То, что ответственность измеряется возрастом, — заблуждение, и оно отдает жизнь нашего юношества в руки немощных стариков, которых мы называем государственными деятелями, а лучше окрестить их деятелями застоя. Именно это заблуждение заставляет нас считать, что любой член семьи является защитником и руководителем для всех, кто младше его. Родителям нелегко осознать, что их шестилетний сын не настолько разумен, чтобы понимать логическое построение: «Ты старше, чем Томми, и в твоем возрасте уже следует знать, что ему нельзя разрешать выбегать на дорогу».
От ребенка не следует требовать, чтобы он брал на себя ответственность, к которой еще не готов, его нельзя обременять решениями, которые он еще не способен принимать. Ключевое слово здесь — здравый смысл.

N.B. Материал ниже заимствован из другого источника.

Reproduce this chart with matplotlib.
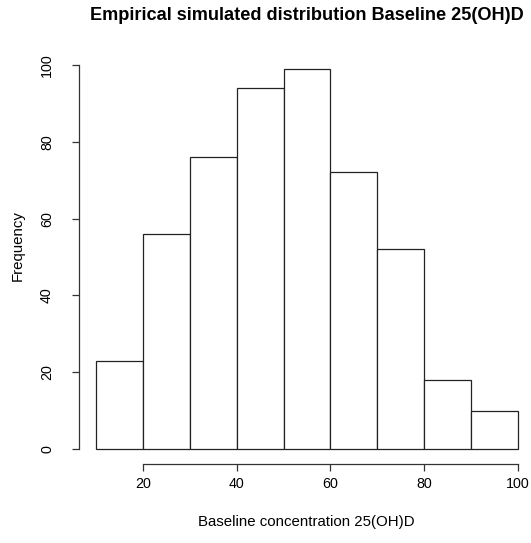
import matplotlib
matplotlib.use("Agg")
import matplotlib.pyplot as plt

plt.rcParams['font.family'] = ['Liberation Sans', 'DejaVu Sans']

# histogram bins and counts
BIN_EDGES = [10, 20, 30, 40, 50, 60, 70, 80, 90, 100]
COUNTS = [23, 56, 76, 94, 99, 72, 52, 18, 10]
X_TICKS = [20, 40, 60, 80, 100]
Y_TICKS = [0, 20, 40, 60, 80, 100]

W, H = 531, 543
fig = plt.figure(figsize=(W / 100, H / 100), dpi=100)
fig.patch.set_facecolor('white')

# plot region in pixels (left, top, right, bottom)
L, T, R, B = 79, 53.6, 535, 464.2
ax = fig.add_axes([L / W, 1 - B / H, (R - L) / W, (B - T) / H])

lefts = BIN_EDGES[:-1]
widths = [b - a for a, b in zip(BIN_EDGES[:-1], BIN_EDGES[1:])]
ax.bar(lefts, COUNTS, width=widths, align='edge', facecolor='white',
       edgecolor='#222222', linewidth=0.9)

ax.set_xlim(6.4, 103.6)
ax.set_ylim(-3.96, 102.96)

for s in ['top', 'right']:
    ax.spines[s].set_visible(False)
ax.spines['left'].set_bounds(0, 100)
ax.spines['bottom'].set_bounds(20, 100)
for s in ['left', 'bottom']:
    ax.spines[s].set_color('#333333')
    ax.spines[s].set_linewidth(0.9)

ax.set_xticks(X_TICKS)
ax.set_yticks(Y_TICKS)
ax.set_yticklabels([str(v) for v in Y_TICKS], rotation=90, va='center')
ax.tick_params(axis='both', length=5, width=0.9, color='#333333', labelsize=10.3)
ax.tick_params(axis='x', pad=4.3)
ax.tick_params(axis='y', pad=13)

fig.text(306.5 / W, 1 - 15 / H, 'Empirical simulated distribution Baseline 25(OH)D',
         ha='center', va='center', fontsize=13.1, fontweight='bold')
fig.text(306.5 / W, 1 - 522 / H, 'Baseline concentration 25(OH)D',
         ha='center', va='center', fontsize=10.8)
fig.text(18 / W, 1 - 246 / H, 'Frequency', ha='center', va='center',
         rotation=90, fontsize=10.8)

fig.savefig('out.png', dpi=100)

У нас в Саммерхилле пятилетних малышей не спрашивают, надо ли устанавливать оградительную решетку на камин, мы не обсуждаем с шестилетним ребенком, можно ли ему идти гулять, если у него температура. Не спрашиваем мы и уставшего ребенка, не пойти ли ему спать, когда он переутомлен. Ведь никто не спрашивает у ребенка разрешения дать ему назначенное врачом лекарство, когда он болен.
Применение власти — необходимой власти — по отношению к ребенку никак не противоречит идее о том, что ребенку следует предоставить столько ответственности, сколько он способен принять в своем возрасте. Чтобы определить меру ответственности, которую допустимо предоставить ребенку, родителям надо прежде всего заглянуть себе в душу, разобраться со своими мотивами.
Например, родители, которые отказывают своим детям в праве самим выбирать себе одежду, обычно боятся, что ребенок захочет вещи, не соответствующие социальному статусу родителей.
Родители, подвергающие цензуре книги, фильмы и друзей своих детей, вообще говоря, пытаются насильно навязать детям свои представления о жизни, утверждая: им лучше знать, что подходит их детям, но на самом деле глубинный мотив, как правило, состоит в достижении абсолютной власти над детьми.
В общем и целом родителям следует возлагать на ребенка возможно большую ответственность, обеспечивая при этом должным образом его физическую безопасность. Только так можно развить у ребенка уверенность в себе.
Возникает кощунственный вопрос: а почему, собственно, ребенок должен слушаться? Я на него отвечаю так: он должен слушаться, чтобы удовлетворить стремление взрослого к власти, зачем бы еще?